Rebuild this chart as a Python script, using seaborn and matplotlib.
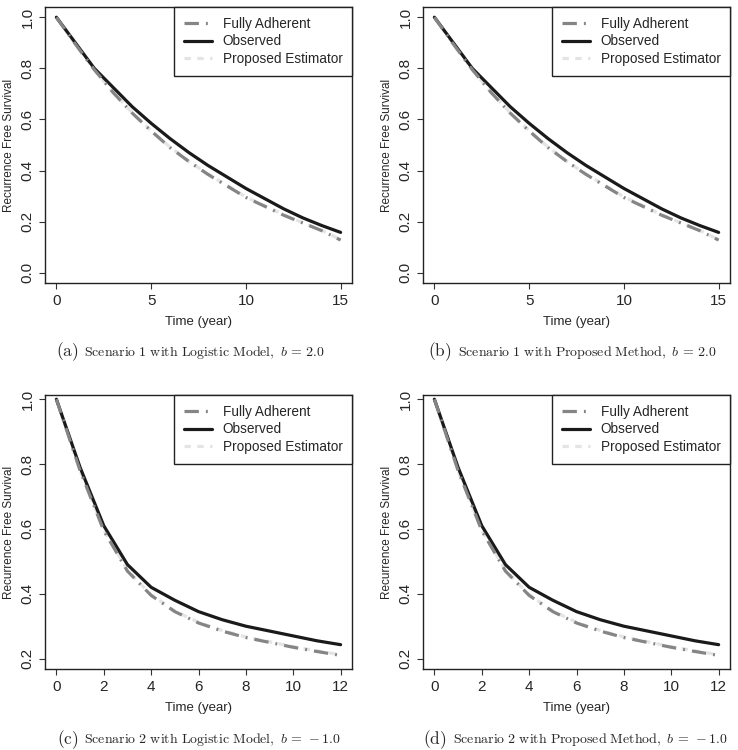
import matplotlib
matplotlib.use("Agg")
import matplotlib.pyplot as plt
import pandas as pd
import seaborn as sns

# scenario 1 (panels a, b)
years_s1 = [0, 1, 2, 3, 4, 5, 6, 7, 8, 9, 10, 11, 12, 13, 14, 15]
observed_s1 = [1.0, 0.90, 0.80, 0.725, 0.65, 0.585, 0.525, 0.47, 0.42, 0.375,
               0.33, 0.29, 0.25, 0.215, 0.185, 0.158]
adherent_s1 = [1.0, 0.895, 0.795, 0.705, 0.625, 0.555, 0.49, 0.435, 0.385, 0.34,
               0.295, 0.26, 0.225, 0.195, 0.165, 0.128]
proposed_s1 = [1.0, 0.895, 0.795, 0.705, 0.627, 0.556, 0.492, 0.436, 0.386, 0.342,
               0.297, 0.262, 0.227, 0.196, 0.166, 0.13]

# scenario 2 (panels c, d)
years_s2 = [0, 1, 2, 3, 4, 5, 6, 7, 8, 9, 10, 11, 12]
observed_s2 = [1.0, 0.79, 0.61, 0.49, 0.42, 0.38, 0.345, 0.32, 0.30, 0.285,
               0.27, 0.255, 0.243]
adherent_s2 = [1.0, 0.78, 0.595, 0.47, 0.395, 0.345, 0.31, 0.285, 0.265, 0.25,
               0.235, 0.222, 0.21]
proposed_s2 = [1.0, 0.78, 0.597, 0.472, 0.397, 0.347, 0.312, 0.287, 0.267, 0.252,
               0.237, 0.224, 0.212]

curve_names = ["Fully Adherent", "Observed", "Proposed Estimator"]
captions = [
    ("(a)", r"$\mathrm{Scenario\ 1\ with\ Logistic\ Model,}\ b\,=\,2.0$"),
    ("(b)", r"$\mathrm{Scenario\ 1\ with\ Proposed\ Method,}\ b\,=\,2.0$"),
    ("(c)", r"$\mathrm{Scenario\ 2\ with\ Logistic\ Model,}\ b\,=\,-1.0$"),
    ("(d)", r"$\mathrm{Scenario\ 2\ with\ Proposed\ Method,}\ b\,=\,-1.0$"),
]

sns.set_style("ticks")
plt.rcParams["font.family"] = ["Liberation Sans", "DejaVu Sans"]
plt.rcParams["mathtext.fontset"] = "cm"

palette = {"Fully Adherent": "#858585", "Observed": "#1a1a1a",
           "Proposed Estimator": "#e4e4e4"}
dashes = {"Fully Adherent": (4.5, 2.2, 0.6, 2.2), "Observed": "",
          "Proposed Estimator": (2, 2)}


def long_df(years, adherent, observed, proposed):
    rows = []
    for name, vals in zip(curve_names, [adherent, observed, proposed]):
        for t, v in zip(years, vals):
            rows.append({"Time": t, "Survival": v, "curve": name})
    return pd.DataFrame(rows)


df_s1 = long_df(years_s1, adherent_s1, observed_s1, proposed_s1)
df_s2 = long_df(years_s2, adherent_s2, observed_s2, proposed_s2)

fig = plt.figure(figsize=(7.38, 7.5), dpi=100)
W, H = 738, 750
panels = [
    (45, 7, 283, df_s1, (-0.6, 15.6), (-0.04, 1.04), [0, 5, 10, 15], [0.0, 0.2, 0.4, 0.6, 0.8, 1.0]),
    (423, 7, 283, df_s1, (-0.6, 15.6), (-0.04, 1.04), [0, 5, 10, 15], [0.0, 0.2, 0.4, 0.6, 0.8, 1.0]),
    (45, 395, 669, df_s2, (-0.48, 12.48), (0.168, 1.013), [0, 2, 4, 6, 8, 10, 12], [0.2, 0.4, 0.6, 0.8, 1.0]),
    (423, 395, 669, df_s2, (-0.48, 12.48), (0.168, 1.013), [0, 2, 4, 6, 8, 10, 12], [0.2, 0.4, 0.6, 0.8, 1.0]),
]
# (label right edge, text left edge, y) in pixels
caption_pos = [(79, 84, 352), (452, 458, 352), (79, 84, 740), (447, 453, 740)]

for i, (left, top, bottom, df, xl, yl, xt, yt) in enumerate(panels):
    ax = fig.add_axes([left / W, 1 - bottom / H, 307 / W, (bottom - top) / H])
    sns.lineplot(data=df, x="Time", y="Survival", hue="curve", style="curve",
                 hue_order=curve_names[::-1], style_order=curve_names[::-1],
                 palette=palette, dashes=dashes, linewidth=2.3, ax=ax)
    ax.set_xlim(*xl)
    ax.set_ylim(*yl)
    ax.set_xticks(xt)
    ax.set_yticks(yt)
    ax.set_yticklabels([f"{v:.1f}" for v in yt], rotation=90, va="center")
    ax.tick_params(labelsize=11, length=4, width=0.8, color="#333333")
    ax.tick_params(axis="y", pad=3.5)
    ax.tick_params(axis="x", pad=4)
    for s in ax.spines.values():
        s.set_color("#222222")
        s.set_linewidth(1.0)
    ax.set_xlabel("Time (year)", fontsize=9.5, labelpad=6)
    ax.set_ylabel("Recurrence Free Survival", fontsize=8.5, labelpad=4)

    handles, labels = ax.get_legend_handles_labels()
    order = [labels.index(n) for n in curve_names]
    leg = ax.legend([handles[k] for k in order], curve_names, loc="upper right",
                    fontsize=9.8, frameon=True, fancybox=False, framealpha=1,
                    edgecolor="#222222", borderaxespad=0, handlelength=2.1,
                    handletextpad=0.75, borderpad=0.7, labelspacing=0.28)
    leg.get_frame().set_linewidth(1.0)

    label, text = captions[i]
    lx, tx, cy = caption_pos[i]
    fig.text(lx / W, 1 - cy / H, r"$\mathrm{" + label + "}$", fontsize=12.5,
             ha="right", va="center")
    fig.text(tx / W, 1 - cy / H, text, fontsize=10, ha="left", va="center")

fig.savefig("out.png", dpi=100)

◆ Task brief
From the first line of the material down to the line containing "import seaborn as sns", inclusive, return each line exactly, skipping any picture.

◆ Reply
Rebuild this chart as a Python script, using seaborn and matplotlib.
import matplotlib
matplotlib.use("Agg")
import matplotlib.pyplot as plt
import pandas as pd
import seaborn as sns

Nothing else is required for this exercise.